RECORDED INFORMATION
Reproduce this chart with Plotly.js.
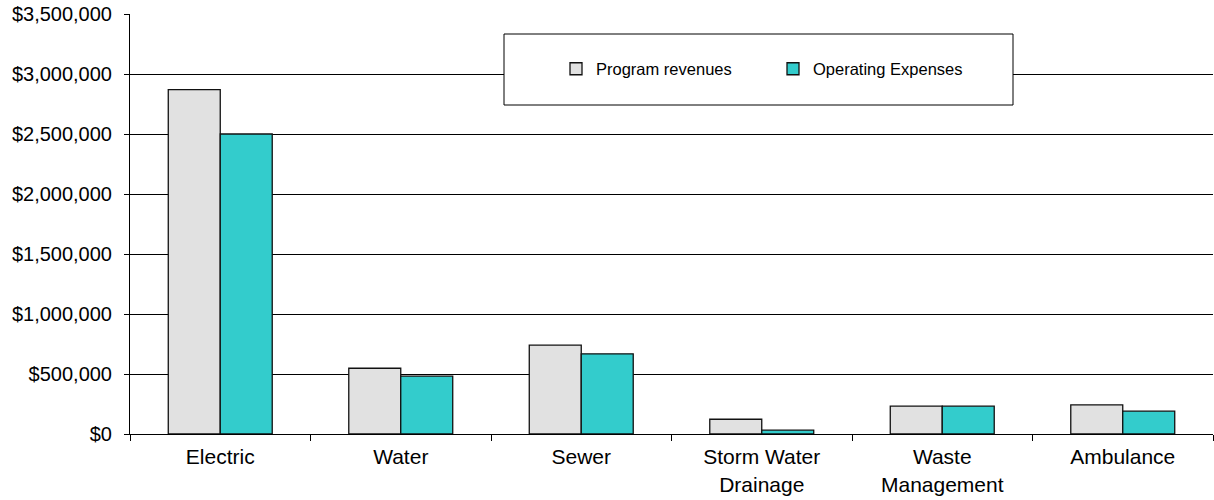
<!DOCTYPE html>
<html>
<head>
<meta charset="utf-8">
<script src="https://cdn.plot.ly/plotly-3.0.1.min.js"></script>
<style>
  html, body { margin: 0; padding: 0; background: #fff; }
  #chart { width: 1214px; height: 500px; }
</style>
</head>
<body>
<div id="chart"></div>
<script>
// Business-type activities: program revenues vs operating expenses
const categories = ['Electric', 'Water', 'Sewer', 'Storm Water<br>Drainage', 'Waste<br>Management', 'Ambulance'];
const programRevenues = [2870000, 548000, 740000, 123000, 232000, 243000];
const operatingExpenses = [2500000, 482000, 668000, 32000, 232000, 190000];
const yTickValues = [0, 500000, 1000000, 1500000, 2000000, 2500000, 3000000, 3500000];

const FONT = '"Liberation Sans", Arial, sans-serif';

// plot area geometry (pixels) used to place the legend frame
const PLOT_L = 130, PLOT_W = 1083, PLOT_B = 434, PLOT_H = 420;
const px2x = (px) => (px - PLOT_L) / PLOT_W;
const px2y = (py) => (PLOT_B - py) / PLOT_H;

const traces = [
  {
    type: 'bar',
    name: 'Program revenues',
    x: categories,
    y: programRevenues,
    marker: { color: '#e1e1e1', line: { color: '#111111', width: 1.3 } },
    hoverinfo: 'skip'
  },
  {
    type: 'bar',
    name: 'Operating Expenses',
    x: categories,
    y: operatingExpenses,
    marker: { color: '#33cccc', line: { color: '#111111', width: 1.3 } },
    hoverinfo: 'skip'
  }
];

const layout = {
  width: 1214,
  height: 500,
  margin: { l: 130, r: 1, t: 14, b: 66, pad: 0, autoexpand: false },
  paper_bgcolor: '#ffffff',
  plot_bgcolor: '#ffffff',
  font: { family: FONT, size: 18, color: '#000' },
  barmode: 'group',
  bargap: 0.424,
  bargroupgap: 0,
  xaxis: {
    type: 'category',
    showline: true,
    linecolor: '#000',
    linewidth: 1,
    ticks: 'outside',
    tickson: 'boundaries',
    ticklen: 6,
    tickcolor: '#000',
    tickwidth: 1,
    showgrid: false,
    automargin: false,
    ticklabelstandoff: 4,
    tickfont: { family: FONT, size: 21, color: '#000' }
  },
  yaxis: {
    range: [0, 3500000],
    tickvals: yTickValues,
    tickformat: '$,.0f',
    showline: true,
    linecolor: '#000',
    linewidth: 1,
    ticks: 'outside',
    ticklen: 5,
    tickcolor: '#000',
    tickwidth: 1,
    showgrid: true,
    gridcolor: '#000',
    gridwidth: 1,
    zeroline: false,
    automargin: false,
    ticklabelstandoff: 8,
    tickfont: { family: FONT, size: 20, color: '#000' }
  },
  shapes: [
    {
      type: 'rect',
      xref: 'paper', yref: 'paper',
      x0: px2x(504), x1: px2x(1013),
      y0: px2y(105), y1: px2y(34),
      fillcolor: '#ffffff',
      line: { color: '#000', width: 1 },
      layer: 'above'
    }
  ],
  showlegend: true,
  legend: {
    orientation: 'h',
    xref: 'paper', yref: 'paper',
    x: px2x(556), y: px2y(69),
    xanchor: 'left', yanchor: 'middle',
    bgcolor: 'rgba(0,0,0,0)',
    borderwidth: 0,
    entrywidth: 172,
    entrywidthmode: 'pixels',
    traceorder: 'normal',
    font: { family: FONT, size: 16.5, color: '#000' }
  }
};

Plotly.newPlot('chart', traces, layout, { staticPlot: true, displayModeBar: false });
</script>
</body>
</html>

WHAT YOU WILL DO
Please set down each line of the data above exactly as written, without the pictures.

REPLY TO THE TASK
Reproduce this chart with Plotly.js.
<!DOCTYPE html>
<html>
<head>
<meta charset="utf-8">
<script src="https://cdn.plot.ly/plotly-3.0.1.min.js"></script>
<style>
  html, body { margin: 0; padding: 0; background: #fff; }
  #chart { width: 1214px; height: 500px; }
</style>
</head>
<body>
<div id="chart"></div>
<script>
// Business-type activities: program revenues vs operating expenses
const categories = ['Electric', 'Water', 'Sewer', 'Storm Water<br>Drainage', 'Waste<br>Management', 'Ambulance'];
const programRevenues = [2870000, 548000, 740000, 123000, 232000, 243000];
const operatingExpenses = [2500000, 482000, 668000, 32000, 232000, 190000];
const yTickValues = [0, 500000, 1000000, 1500000, 2000000, 2500000, 3000000, 3500000];

const FONT = '"Liberation Sans", Arial, sans-serif';

// plot area geometry (pixels) used to place the legend frame
const PLOT_L = 130, PLOT_W = 1083, PLOT_B = 434, PLOT_H = 420;
const px2x = (px) => (px - PLOT_L) / PLOT_W;
const px2y = (py) => (PLOT_B - py) / PLOT_H;

const traces = [
  {
    type: 'bar',
    name: 'Program revenues',
    x: categories,
    y: programRevenues,
    marker: { color: '#e1e1e1', line: { color: '#111111', width: 1.3 } },
    hoverinfo: 'skip'
  },
  {
    type: 'bar',
    name: 'Operating Expenses',
    x: categories,
    y: operatingExpenses,
    marker: { color: '#33cccc', line: { color: '#111111', width: 1.3 } },
    hoverinfo: 'skip'
  }
];

const layout = {
  width: 1214,
  height: 500,
  margin: { l: 130, r: 1, t: 14, b: 66, pad: 0, autoexpand: false },
  paper_bgcolor: '#ffffff',
  plot_bgcolor: '#ffffff',
  font: { family: FONT, size: 18, color: '#000' },
  barmode: 'group',
  bargap: 0.424,
  bargroupgap: 0,
  xaxis: {
    type: 'category',
    showline: true,
    linecolor: '#000',
    linewidth: 1,
    ticks: 'outside',
    tickson: 'boundaries',
    ticklen: 6,
    tickcolor: '#000',
    tickwidth: 1,
    showgrid: false,
    automargin: false,
    ticklabelstandoff: 4,
    tickfont: { family: FONT, size: 21, color: '#000' }
  },
  yaxis: {
    range: [0, 3500000],
    tickvals: yTickValues,
    tickformat: '$,.0f',
    showline: true,
    linecolor: '#000',
    linewidth: 1,
    ticks: 'outside',
    ticklen: 5,
    tickcolor: '#000',
    tickwidth: 1,
    showgrid: true,
    gridcolor: '#000',
    gridwidth: 1,
    zeroline: false,
    automargin: false,
    ticklabelstandoff: 8,
    tickfont: { family: FONT, size: 20, color: '#000' }
  },
  shapes: [
    {
      type: 'rect',
      xref: 'paper', yref: 'paper',
      x0: px2x(504), x1: px2x(1013),
      y0: px2y(105), y1: px2y(34),
      fillcolor: '#ffffff',
      line: { color: '#000', width: 1 },
      layer: 'above'
    }
  ],
  showlegend: true,
  legend: {
    orientation: 'h',
    xref: 'paper', yref: 'paper',
    x: px2x(556), y: px2y(69),
    xanchor: 'left', yanchor: 'middle',
    bgcolor: 'rgba(0,0,0,0)',
    borderwidth: 0,
    entrywidth: 172,
    entrywidthmode: 'pixels',
    traceorder: 'normal',
    font: { family: FONT, size: 16.5, color: '#000' }
  }
};

Plotly.newPlot('chart', traces, layout, { staticPlot: true, displayModeBar: false });
</script>
</body>
</html>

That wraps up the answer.